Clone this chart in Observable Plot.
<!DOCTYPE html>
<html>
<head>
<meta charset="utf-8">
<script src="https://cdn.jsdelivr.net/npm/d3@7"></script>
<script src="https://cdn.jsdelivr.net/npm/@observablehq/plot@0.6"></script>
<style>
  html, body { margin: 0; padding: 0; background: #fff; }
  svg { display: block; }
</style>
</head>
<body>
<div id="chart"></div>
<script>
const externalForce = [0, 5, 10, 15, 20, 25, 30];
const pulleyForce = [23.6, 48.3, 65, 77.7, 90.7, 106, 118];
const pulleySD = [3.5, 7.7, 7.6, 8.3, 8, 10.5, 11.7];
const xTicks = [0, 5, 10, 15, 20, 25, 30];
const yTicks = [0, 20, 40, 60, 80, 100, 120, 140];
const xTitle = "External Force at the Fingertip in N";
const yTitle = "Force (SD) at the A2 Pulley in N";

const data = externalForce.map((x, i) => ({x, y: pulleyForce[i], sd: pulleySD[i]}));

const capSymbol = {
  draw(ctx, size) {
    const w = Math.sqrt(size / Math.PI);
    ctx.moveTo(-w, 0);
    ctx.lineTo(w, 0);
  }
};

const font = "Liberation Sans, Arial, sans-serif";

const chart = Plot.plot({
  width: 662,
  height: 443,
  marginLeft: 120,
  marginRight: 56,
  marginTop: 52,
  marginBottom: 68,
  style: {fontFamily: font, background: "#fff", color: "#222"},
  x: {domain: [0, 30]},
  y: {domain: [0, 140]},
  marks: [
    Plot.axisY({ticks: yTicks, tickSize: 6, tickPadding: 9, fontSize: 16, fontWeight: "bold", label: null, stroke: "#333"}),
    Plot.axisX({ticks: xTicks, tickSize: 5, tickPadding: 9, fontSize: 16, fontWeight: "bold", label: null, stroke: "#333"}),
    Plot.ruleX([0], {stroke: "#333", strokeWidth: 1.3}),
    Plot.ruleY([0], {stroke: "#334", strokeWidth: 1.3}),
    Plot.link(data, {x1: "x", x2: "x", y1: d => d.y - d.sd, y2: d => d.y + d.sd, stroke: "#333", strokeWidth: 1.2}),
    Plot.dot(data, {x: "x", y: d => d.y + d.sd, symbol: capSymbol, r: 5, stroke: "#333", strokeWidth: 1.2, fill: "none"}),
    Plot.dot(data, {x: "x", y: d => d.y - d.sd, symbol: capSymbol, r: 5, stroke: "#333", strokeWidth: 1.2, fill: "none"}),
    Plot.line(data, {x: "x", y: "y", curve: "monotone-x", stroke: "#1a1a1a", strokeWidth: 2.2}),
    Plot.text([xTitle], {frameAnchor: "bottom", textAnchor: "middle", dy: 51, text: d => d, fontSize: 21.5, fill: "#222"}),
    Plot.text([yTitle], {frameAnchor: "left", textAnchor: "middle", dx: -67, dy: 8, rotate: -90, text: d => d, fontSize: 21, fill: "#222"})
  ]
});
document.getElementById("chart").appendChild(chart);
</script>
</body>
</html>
# # # #
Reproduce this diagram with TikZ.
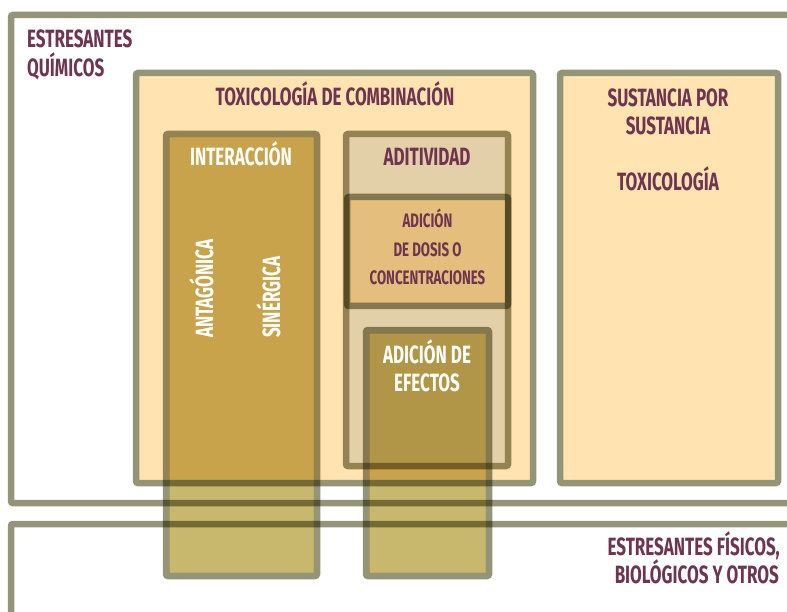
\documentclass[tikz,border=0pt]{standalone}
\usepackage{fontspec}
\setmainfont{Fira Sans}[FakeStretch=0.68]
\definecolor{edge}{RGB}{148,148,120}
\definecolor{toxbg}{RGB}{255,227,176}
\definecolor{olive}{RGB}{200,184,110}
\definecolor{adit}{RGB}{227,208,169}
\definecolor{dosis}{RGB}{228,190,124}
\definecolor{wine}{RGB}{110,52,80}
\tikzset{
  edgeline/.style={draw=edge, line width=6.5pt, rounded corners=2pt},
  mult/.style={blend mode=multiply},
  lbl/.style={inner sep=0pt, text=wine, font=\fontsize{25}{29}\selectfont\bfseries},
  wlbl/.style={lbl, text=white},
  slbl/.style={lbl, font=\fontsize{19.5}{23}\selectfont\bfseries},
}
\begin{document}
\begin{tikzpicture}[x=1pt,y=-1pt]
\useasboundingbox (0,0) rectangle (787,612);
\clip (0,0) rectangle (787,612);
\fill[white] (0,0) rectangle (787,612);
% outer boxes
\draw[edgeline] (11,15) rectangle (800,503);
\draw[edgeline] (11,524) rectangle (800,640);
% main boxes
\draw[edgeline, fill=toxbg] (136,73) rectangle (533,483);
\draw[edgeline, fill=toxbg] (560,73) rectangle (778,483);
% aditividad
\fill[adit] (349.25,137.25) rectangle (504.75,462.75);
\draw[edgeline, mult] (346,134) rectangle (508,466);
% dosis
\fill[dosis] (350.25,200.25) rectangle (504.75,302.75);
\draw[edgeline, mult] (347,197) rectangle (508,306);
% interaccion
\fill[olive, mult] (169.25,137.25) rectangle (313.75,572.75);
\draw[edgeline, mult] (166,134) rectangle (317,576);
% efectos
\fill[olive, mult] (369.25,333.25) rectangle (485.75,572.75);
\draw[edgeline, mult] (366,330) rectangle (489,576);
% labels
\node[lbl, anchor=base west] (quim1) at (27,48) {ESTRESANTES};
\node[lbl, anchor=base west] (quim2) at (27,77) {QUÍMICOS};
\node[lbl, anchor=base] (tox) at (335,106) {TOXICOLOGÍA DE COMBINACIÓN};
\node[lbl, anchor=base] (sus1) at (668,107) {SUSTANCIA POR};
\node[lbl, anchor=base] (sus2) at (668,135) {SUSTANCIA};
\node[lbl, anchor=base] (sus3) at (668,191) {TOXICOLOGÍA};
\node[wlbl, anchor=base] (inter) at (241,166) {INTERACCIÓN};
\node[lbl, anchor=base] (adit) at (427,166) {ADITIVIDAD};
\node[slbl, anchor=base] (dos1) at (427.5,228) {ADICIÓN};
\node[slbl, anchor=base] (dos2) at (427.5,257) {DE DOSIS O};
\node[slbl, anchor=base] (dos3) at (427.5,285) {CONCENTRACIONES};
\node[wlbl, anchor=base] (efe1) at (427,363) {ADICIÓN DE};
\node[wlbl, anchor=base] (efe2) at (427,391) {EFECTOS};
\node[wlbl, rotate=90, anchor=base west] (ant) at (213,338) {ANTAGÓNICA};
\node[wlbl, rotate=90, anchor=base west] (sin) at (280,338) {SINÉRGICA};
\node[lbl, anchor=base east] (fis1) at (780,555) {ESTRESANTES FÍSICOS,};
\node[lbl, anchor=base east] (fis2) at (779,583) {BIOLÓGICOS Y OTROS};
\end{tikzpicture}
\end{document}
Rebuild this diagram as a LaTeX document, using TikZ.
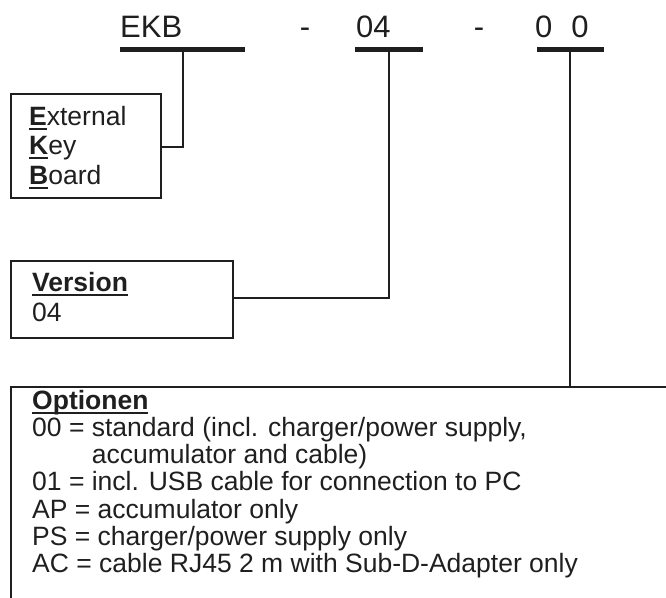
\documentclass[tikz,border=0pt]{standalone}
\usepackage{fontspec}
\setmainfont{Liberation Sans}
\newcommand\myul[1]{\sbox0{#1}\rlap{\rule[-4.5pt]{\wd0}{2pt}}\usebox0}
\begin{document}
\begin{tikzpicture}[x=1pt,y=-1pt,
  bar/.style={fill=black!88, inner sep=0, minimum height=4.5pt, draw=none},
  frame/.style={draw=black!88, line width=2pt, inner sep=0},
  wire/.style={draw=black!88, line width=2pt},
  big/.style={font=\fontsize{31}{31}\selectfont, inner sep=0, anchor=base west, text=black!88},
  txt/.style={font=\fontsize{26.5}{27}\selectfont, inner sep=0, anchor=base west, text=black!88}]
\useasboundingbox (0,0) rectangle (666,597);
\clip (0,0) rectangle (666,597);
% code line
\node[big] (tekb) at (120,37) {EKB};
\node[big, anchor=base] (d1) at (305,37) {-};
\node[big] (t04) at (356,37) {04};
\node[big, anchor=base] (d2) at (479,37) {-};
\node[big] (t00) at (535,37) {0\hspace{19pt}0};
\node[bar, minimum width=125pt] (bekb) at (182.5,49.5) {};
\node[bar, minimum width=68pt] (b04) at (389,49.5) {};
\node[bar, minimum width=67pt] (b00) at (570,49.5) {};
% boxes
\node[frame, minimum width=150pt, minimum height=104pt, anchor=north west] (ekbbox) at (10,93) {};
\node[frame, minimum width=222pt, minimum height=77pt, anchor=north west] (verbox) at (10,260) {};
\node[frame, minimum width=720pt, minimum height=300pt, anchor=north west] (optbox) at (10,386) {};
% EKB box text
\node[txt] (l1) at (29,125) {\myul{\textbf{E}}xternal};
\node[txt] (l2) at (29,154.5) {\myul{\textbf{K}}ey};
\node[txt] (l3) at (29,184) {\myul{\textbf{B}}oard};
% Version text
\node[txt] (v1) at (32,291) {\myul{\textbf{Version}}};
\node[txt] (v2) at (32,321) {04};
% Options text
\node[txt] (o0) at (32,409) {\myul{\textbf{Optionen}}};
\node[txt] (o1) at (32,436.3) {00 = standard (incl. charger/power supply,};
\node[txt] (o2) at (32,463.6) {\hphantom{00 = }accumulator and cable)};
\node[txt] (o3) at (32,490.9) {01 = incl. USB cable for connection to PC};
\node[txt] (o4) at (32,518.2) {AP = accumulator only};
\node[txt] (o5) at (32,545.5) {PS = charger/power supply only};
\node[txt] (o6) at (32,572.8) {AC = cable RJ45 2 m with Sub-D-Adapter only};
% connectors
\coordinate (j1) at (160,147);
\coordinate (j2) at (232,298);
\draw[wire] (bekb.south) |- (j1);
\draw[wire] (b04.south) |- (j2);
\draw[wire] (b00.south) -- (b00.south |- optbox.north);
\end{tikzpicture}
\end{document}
# # # #
DESCRIPTION OF THE TASK
Tally the lines of the data that hold the string "this". Answer with the number and nothing more.

IN RESPONSE
3